Temperature changes and more mass may also trigger changes in sea levels in the long run. 'The level of the whole Mediterranean will rise by between 3cm and 61cm on average as a result of the effects of warming,' Dr Marcos explained.
The author pointed out that despite the significance of understanding sea level rises in the coasts, 'it is here that we know least because of the low spatial resolution of the models'.
It should also be noted that because climatic conditions will change substantially, it is not possible to make a completely precise prediction of the area's future.
The models used in the study comprised a series of socioeconomic scenarios capable of predicting what lies in store for the area. Concerning the salinity of the area, the models showed that the Mediterranean will become saltier. But the scientists said the forecast is not 100% accurate.
'The variations in salinity in the Mediterranean are controlled by the exchange of water through the Straits of Gibraltar, and this has not been incorporated as an indicator, meaning the related results are not very reliable,' said Dr Marcos and Dr Michael Tsimplis, a researcher at the National Oceanography Centre of Southampton.
According to them, IPCC models have very low spatial resolution. So while they are capable of showing global processes 'reasonably well', the challenge emerges with regional ones, where it is harder for the researchers to 'be sure of the scale of the changes', Dr Marcos said.

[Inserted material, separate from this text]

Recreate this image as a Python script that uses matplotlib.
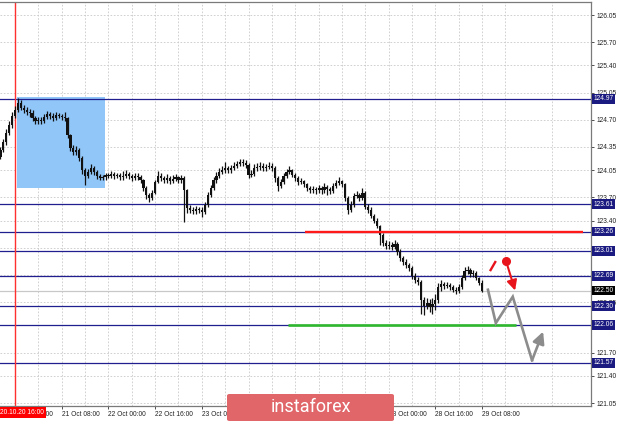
import matplotlib
matplotlib.use("Agg")
import matplotlib.pyplot as plt
from matplotlib.patches import Rectangle, FancyBboxPatch
import numpy as np

# ---------------- data (H1 candles, bar index 0 = 20.10.20 16:00) ----------------
first_bar = -5
first_open = 124.22
closes = [
    124.31, 124.41, 124.53, 124.63, 124.75,
    124.83, 124.92, 124.85, 124.83, 124.80, 124.79, 124.72, 124.68, 124.70, 124.68,
    124.74, 124.77, 124.75, 124.72, 124.76, 124.75, 124.74, 124.72, 124.50, 124.34,
    124.28, 124.31, 124.21, 124.05, 123.98, 124.03, 124.08, 124.03, 123.98, 123.95,
    123.96, 123.99, 123.98, 124.00, 123.98, 123.99, 123.96, 123.98, 124.00, 123.98,
    123.95, 123.98, 123.96, 123.92, 123.82, 123.73, 123.69, 123.76, 123.90, 123.98,
    123.95, 123.92, 123.95, 123.91, 123.94, 123.96, 123.92, 123.95, 123.79, 123.56,
    123.54, 123.52, 123.55, 123.54, 123.51, 123.60, 123.73, 123.82, 123.92, 123.98,
    124.03, 124.05, 124.08, 124.05, 124.08, 124.10, 124.13, 124.16, 124.14, 124.12,
    123.99, 124.00, 124.08, 124.09, 124.10, 124.08, 124.09, 124.10, 124.08, 123.95,
    123.85, 123.90, 123.98, 124.03, 124.05, 123.99, 123.95, 123.90, 123.91, 123.87,
    123.82, 123.79, 123.81, 123.79, 123.82, 123.79, 123.83, 123.81, 123.78, 123.85,
    123.89, 123.91, 123.87, 123.69, 123.54, 123.60, 123.72, 123.73, 123.69, 123.76,
    123.58, 123.54, 123.46, 123.40, 123.33, 123.22, 123.11, 123.07, 123.09, 123.06,
    123.10, 123.00, 122.92, 122.87, 122.83, 122.79, 122.69, 122.64, 122.61, 122.38,
    122.30, 122.34, 122.29, 122.33, 122.38, 122.54, 122.58, 122.56, 122.57, 122.54,
    122.51, 122.49, 122.54, 122.66, 122.75, 122.76, 122.71, 122.73, 122.66, 122.60,
    122.50,
]
highs = [
    124.35, 124.45, 124.58, 124.68, 124.80,
    124.88, 124.98, 124.95, 124.89, 124.86, 124.84, 124.82, 124.75, 124.74, 124.73,
    124.78, 124.81, 124.80, 124.79, 124.80, 124.79, 124.78, 124.80, 124.74, 124.52,
    124.38, 124.36, 124.34, 124.23, 124.08, 124.07, 124.13, 124.10, 124.05, 124.00,
    123.99, 124.02, 124.01, 124.04, 124.03, 124.02, 124.01, 124.04, 124.05, 124.03,
    124.00, 124.02, 124.01, 123.99, 123.94, 123.85, 123.76, 123.80, 123.93, 124.04,
    124.01, 123.98, 124.00, 123.98, 123.99, 124.00, 123.98, 123.99, 123.97, 123.81,
    123.60, 123.58, 123.59, 123.58, 123.57, 123.64, 123.77, 123.86, 123.96, 124.03,
    124.08, 124.10, 124.16, 124.11, 124.12, 124.15, 124.17, 124.20, 124.20, 124.18,
    124.14, 124.05, 124.13, 124.14, 124.15, 124.14, 124.13, 124.15, 124.14, 124.10,
    123.98, 123.94, 124.02, 124.07, 124.10, 124.07, 124.01, 123.97, 123.95, 123.93,
    123.89, 123.85, 123.85, 123.84, 123.86, 123.85, 123.88, 123.86, 123.84, 123.89,
    123.93, 123.96, 123.93, 123.89, 123.72, 123.65, 123.76, 123.78, 123.76, 123.82,
    123.78, 123.61, 123.57, 123.49, 123.43, 123.35, 123.24, 123.15, 123.14, 123.13,
    123.15, 123.12, 123.03, 122.95, 122.90, 122.86, 122.81, 122.72, 122.67, 122.63,
    122.42, 122.40, 122.39, 122.40, 122.45, 122.60, 122.63, 122.61, 122.61, 122.60,
    122.57, 122.55, 122.59, 122.70, 122.80, 122.81, 122.79, 122.77, 122.75, 122.68,
    122.63,
]
lows = [
    124.19, 124.28, 124.38, 124.50, 124.60,
    124.72, 124.80, 124.82, 124.79, 124.76, 124.74, 124.69, 124.65, 124.65, 124.65,
    124.66, 124.71, 124.71, 124.69, 124.70, 124.72, 124.70, 124.68, 124.46, 124.30,
    124.24, 124.25, 124.17, 124.00, 123.86, 123.95, 124.00, 123.99, 123.94, 123.92,
    123.92, 123.93, 123.95, 123.95, 123.94, 123.95, 123.93, 123.93, 123.95, 123.94,
    123.91, 123.92, 123.92, 123.88, 123.78, 123.68, 123.64, 123.66, 123.74, 123.88,
    123.91, 123.88, 123.89, 123.87, 123.88, 123.91, 123.88, 123.89, 123.38, 123.50,
    123.50, 123.48, 123.49, 123.50, 123.45, 123.48, 123.58, 123.70, 123.80, 123.89,
    123.95, 124.00, 124.02, 124.01, 124.02, 124.05, 124.08, 124.10, 124.10, 124.08,
    123.95, 123.96, 123.97, 124.04, 124.05, 124.04, 124.04, 124.06, 124.04, 123.90,
    123.78, 123.82, 123.87, 123.95, 124.00, 123.96, 123.91, 123.86, 123.87, 123.83,
    123.78, 123.76, 123.76, 123.75, 123.76, 123.75, 123.76, 123.73, 123.74, 123.76,
    123.82, 123.86, 123.83, 123.65, 123.48, 123.51, 123.57, 123.69, 123.65, 123.66,
    123.55, 123.50, 123.43, 123.37, 123.30, 123.08, 123.07, 123.03, 123.04, 123.02,
    123.03, 122.96, 122.88, 122.83, 122.79, 122.75, 122.65, 122.60, 122.57, 122.20,
    122.18, 122.26, 122.22, 122.20, 122.25, 122.34, 122.50, 122.52, 122.53, 122.51,
    122.48, 122.46, 122.47, 122.52, 122.63, 122.71, 122.68, 122.68, 122.63, 122.57,
    122.48,
]

# x axis labels (every 16 bars)
date_ticks = [0, 16, 32, 48, 64, 80, 96, 112, 128, 144, 160]
date_labels = ["20 Oct 16:00", "21 Oct 08:00", "22 Oct 00:00", "22 Oct 16:00",
               "23 Oct 08:00", "26 Oct 00:00", "26 Oct 16:00", "27 Oct 08:00",
               "28 Oct 00:00", "28 Oct 16:00", "29 Oct 08:00"]
cursor_label = "20.10.20 16:00"

# price scale labels (those fully covered by level boxes are left blank)
price_ticks = [126.05, 125.70, 125.40, 125.05, 124.70, 124.35, 124.05, 123.70,
               123.40, 123.05, 122.70, 122.35, 122.05, 121.70, 121.40, 121.05]
price_tick_labels = ["126.05", "125.70", "125.40", "125.05", "124.70", "124.35",
                     "124.05", "123.70", "123.40", "", "", "122.35",
                     "", "121.70", "121.40", "121.05"]

# horizontal levels
levels = [124.97, 123.61, 123.26, 123.01, 122.69, 122.30, 122.06, 121.57]
current_price = 122.50

# drawings
box_x = [0.7, 30.8]
box_y = [123.82, 124.99]
red_level = 123.26
red_seg = [99.3, 194.5]
green_level = 122.06
green_seg = [93.5, 171.6]
gray_path_x = [162.0, 164.7, 170.5, 177.1]
gray_path_y = [122.51, 122.08, 122.42, 121.60]
gray_arrow_end = (180.9, 121.97)
red_tick_x = [162.7, 164.7]
red_tick_y = [122.75, 122.88]
red_dot = (168.2, 122.88)
red_arrow_end = (171.3, 122.50)

# ---------------- figure ----------------
W, H = 620, 423
fig = plt.figure(figsize=(W / 100, H / 100), dpi=100)
fig.patch.set_facecolor("white")
ax = fig.add_axes([0, (H - 405.5) / H, 591 / W, 403.5 / H])
ax.set_xlim(-5.14, 197.3)
ax.set_ylim(121.018, 126.218)

tick_font = dict(family="Liberation Sans", size=4.8)

# grid / ticks
ax.set_yticks(price_ticks)
ax.set_yticklabels(price_tick_labels, fontdict=tick_font)
ax.yaxis.tick_right()
ax.set_xticks(date_ticks)
ax.set_xticklabels(date_labels, fontdict=tick_font, ha="left")
ax.set_xticks(np.arange(8, 200, 16), minor=True)
ax.tick_params(axis="y", direction="out", length=2.5, width=0.6, pad=1.5,
               colors="#333333", labelcolor="#222222")
ax.tick_params(axis="x", which="major", direction="out", length=2.5, width=0.6,
               pad=1.5, colors="#333333", labelcolor="#222222")
ax.tick_params(axis="x", which="minor", length=0)
ax.grid(True, which="both", color="#c9c9c9", linestyle=(0, (2, 2)), linewidth=0.6)
ax.set_axisbelow(True)

ax.spines["left"].set_visible(False)
for side in ["top", "right", "bottom"]:
    ax.spines[side].set_color("#7a7a7a")
    ax.spines[side].set_linewidth(0.9)

# blue rectangle
ax.add_patch(Rectangle((box_x[0], box_y[0]), box_x[1] - box_x[0], box_y[1] - box_y[0],
                       facecolor="#90c6f8", edgecolor="none", zorder=1))

# levels
navy = "#1f1f8f"
for lv in levels:
    ax.axhline(lv, color=navy, linewidth=0.9, zorder=2)
ax.axhline(current_price, color="#c8c8c8", linewidth=0.9, zorder=2)

# red vertical cursor line
ax.axvline(0, color="#ff3030", linewidth=1.0, zorder=2)

# candles
n = len(closes)
xs = np.arange(first_bar, first_bar + n)
opens = [first_open] + closes[:-1]
ax.vlines(xs, lows, highs, color="#111111", linewidth=0.9, zorder=3)
body_h = np.array(closes) - np.array(opens)
ax.bar(xs, body_h, bottom=opens, width=0.75, color="#111111", edgecolor="none", zorder=3)

# red & green thick lines
ax.plot(red_seg, [red_level, red_level], color="#ff1a1a", linewidth=1.7, zorder=4,
        solid_capstyle="butt")
ax.plot(green_seg, [green_level, green_level], color="#2eb82e", linewidth=1.9, zorder=4,
        solid_capstyle="butt")

# gray forecast path
ax.plot(gray_path_x, gray_path_y, color="#8c8c8c", linewidth=1.9, zorder=5,
        solid_joinstyle="miter")
ax.annotate("", xy=gray_arrow_end, xytext=(gray_path_x[-1], gray_path_y[-1]),
            arrowprops=dict(arrowstyle="-|>,head_length=0.7,head_width=0.35",
                            color="#8c8c8c", lw=1.9, shrinkA=0, shrinkB=0), zorder=5)

# red forecast mark
ax.plot(red_tick_x, red_tick_y, color="#e8141c", linewidth=1.7, zorder=6,
        solid_capstyle="butt")
ax.plot([red_dot[0]], [red_dot[1]], "o", color="#e8141c", markersize=5.5, zorder=6)
ax.annotate("", xy=red_arrow_end, xytext=red_dot,
            arrowprops=dict(arrowstyle="-|>,head_length=0.6,head_width=0.3",
                            color="#e8141c", lw=1.5, shrinkA=0, shrinkB=0), zorder=6)

# price boxes on the scale
def price_box(val, fc):
    ax.annotate(f"{val:.2f}", xy=(1.0, val), xycoords=("axes fraction", "data"),
                xytext=(1.5, 0), textcoords="offset points", ha="left", va="center",
                color="white", fontsize=4.8, family="Liberation Sans",
                bbox=dict(boxstyle="square,pad=0.22", fc=fc, ec="none"),
                annotation_clip=False, zorder=10)

for lv in levels:
    price_box(lv, "#1a1a80")
price_box(current_price, "#000000")

# cursor date label
ax.annotate(cursor_label, xy=(0, 0), xycoords="axes fraction", xytext=(0.3, -2.2),
            textcoords="offset points", ha="left", va="top", color="white",
            fontsize=4.8, family="Liberation Sans",
            bbox=dict(boxstyle="square,pad=0.3", fc="#ff0000", ec="none"),
            annotation_clip=False, zorder=10)

# watermark
wm = FancyBboxPatch((227 / W, (H - 421) / H), 167 / W, 27 / H,
                    boxstyle="round,pad=0,rounding_size=0.004",
                    transform=fig.transFigure, facecolor="#e0666a", edgecolor="none",
                    zorder=20)
fig.patches.append(wm)
fig.text(310.5 / W, (H - 407) / H, "instaforex", ha="center", va="center",
         color="white", fontsize=13, family="Roboto", zorder=21)

fig.savefig("out.png", dpi=100, facecolor="white")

Drs Marcos and Tsimplis said the Straits of Gibraltar are not well reproduced in the models. They added that global models cannot calculate the impact of sea level rise in coastal areas 'because of the high level of regional variability for this factor'.
The scientists believe that using high-resolution, regional climate models would resolve this problem, particularly since they would show the Mediterranean straits and oceanic processes (occurring within the ocean's basin and coastal areas) with greater clarity.
European researchers focusing on the prediction of climate change effects at regional level are targeting such a strategy and they believe that predictions made will become more certain over the short term.
IMEDEA is a joint centre run by UIB and the Spanish National Research Council (CSIC).